Your objective: Repeat exactly the lines running from the first line of the data to the line containing "const days = ['day 2', 'day 3', 'day 7'];", both ends included, and nothing else; drop the pictures.

Supplied data:
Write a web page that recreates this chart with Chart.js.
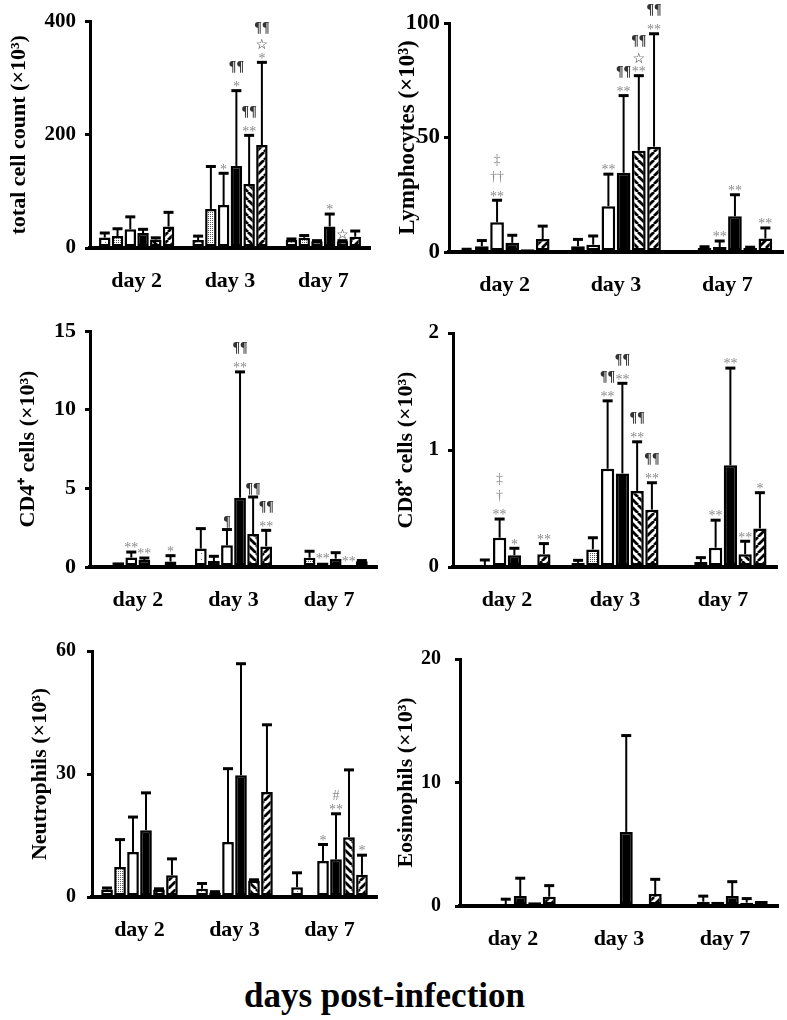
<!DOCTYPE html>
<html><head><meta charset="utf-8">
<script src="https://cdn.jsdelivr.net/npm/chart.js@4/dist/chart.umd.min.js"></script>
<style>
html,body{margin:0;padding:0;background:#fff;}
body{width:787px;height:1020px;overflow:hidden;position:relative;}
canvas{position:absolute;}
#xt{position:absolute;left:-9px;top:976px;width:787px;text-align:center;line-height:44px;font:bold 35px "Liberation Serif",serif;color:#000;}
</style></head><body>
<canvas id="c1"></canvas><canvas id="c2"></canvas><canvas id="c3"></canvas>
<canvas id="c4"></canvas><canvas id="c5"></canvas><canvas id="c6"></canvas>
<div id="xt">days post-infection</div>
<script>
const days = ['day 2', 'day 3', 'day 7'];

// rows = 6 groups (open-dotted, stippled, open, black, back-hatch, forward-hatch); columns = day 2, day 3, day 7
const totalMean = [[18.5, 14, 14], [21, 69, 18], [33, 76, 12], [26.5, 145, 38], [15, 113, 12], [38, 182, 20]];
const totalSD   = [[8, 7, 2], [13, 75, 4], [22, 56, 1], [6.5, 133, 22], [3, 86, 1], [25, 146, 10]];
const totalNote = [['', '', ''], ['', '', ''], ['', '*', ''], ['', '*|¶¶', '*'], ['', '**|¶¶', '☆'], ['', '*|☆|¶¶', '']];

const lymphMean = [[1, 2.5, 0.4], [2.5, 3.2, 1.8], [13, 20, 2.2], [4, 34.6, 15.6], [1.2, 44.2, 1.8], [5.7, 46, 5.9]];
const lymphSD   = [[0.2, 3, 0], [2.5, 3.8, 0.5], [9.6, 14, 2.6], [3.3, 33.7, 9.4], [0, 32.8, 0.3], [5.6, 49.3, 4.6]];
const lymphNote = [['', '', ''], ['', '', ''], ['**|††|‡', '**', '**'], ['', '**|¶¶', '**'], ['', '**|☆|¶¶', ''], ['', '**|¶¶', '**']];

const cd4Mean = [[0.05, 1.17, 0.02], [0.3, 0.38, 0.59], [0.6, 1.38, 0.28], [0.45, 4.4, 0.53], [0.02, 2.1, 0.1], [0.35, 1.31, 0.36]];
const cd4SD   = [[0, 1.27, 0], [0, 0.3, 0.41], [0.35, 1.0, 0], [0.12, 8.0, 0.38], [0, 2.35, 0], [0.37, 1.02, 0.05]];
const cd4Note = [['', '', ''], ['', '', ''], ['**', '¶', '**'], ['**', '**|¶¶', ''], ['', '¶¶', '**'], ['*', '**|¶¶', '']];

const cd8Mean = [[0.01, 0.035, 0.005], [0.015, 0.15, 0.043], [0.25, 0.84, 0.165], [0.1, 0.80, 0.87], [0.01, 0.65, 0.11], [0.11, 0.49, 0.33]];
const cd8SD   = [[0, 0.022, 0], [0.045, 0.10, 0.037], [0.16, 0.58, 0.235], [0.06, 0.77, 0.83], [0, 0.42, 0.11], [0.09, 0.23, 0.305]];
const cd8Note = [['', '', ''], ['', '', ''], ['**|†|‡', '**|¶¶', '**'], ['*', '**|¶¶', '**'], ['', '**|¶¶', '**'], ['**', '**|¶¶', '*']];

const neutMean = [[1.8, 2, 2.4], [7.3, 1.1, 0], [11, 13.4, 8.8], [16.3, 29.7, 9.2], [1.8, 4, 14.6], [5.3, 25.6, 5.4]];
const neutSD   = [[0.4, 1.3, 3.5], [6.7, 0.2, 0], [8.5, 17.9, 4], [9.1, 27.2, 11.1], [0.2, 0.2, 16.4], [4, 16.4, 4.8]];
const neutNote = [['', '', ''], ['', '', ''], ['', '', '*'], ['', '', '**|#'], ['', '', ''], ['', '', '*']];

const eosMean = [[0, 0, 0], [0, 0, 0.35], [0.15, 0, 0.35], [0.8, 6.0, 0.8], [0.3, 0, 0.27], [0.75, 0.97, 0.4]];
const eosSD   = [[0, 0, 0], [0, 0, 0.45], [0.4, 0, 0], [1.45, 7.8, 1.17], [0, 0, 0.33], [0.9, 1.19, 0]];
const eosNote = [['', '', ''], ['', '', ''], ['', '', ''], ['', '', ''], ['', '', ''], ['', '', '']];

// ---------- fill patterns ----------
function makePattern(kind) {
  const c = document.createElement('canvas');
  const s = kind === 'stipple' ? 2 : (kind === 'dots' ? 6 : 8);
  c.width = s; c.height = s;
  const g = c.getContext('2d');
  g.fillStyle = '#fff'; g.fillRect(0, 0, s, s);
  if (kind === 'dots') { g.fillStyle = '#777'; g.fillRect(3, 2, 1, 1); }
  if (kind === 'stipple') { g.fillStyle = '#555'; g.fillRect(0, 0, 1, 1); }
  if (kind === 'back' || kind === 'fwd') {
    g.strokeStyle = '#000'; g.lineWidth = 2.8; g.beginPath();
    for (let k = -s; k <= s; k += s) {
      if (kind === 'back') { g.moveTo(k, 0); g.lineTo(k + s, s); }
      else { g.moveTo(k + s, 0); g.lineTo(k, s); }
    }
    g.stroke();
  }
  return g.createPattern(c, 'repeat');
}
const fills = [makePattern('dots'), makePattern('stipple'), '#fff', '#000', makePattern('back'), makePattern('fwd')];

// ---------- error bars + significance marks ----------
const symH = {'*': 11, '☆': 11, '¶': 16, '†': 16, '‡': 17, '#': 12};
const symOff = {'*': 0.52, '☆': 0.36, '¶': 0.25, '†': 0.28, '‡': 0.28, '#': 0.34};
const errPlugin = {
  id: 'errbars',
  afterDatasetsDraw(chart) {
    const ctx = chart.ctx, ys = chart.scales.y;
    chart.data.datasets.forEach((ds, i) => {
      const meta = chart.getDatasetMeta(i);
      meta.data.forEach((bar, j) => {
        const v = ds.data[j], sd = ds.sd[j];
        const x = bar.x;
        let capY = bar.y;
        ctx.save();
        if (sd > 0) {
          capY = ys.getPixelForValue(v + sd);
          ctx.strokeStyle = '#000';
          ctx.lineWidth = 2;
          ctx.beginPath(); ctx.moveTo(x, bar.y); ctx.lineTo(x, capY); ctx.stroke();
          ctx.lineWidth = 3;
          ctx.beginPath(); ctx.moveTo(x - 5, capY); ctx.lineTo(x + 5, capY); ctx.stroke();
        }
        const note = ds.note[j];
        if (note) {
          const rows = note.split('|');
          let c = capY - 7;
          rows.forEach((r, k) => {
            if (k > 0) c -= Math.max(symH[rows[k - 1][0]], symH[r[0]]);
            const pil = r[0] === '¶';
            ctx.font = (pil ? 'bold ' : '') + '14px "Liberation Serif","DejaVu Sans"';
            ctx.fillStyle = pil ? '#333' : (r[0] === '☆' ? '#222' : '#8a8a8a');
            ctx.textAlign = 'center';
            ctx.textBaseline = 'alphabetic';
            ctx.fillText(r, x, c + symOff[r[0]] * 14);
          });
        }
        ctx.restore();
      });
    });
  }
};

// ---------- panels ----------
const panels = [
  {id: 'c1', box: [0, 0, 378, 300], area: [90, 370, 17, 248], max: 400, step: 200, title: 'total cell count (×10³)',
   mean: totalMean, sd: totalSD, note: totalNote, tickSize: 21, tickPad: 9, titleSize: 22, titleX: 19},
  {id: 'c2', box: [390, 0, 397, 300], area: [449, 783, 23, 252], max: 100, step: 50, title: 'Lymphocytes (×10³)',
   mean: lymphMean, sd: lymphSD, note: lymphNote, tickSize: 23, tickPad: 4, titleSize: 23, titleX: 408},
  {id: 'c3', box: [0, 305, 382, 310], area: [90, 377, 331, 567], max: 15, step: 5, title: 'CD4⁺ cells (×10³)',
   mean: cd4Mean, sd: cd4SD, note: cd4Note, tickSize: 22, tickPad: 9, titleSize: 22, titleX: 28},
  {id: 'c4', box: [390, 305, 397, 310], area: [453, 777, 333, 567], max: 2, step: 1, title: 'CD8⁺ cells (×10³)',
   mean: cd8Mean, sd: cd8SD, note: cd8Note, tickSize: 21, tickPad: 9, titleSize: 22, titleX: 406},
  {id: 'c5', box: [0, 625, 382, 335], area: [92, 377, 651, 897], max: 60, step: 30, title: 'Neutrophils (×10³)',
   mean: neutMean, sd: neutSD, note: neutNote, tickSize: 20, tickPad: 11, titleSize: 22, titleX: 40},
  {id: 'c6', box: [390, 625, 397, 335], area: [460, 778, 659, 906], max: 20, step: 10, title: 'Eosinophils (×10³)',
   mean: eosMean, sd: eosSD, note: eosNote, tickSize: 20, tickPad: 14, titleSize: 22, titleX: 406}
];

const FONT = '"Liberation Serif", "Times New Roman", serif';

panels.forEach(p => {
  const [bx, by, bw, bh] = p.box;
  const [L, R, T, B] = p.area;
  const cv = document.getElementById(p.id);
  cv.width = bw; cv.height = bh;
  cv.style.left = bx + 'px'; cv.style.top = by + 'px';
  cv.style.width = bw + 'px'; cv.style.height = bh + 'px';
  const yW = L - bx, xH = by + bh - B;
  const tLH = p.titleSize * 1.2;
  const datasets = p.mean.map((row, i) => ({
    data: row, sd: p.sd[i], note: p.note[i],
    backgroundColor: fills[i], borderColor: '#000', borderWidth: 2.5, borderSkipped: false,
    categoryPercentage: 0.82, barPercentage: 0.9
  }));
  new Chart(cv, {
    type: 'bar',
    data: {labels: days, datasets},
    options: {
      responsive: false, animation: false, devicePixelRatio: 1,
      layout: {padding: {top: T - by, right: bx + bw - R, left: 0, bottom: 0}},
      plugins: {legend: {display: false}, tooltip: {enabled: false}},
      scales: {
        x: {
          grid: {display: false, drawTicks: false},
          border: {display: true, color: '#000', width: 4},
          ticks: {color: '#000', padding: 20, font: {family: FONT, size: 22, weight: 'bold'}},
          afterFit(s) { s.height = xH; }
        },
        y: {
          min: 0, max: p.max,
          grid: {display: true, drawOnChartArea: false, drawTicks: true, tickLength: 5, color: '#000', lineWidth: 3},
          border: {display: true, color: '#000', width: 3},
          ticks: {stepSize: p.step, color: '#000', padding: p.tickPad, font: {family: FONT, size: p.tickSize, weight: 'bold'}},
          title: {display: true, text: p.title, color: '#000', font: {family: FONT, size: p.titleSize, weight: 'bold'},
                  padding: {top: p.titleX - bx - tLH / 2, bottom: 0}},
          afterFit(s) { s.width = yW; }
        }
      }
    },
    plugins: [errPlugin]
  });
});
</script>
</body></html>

Correct response:
Write a web page that recreates this chart with Chart.js.
<!DOCTYPE html>
<html><head><meta charset="utf-8">
<script src="https://cdn.jsdelivr.net/npm/chart.js@4/dist/chart.umd.min.js"></script>
<style>
html,body{margin:0;padding:0;background:#fff;}
body{width:787px;height:1020px;overflow:hidden;position:relative;}
canvas{position:absolute;}
#xt{position:absolute;left:-9px;top:976px;width:787px;text-align:center;line-height:44px;font:bold 35px "Liberation Serif",serif;color:#000;}
</style></head><body>
<canvas id="c1"></canvas><canvas id="c2"></canvas><canvas id="c3"></canvas>
<canvas id="c4"></canvas><canvas id="c5"></canvas><canvas id="c6"></canvas>
<div id="xt">days post-infection</div>
<script>
const days = ['day 2', 'day 3', 'day 7'];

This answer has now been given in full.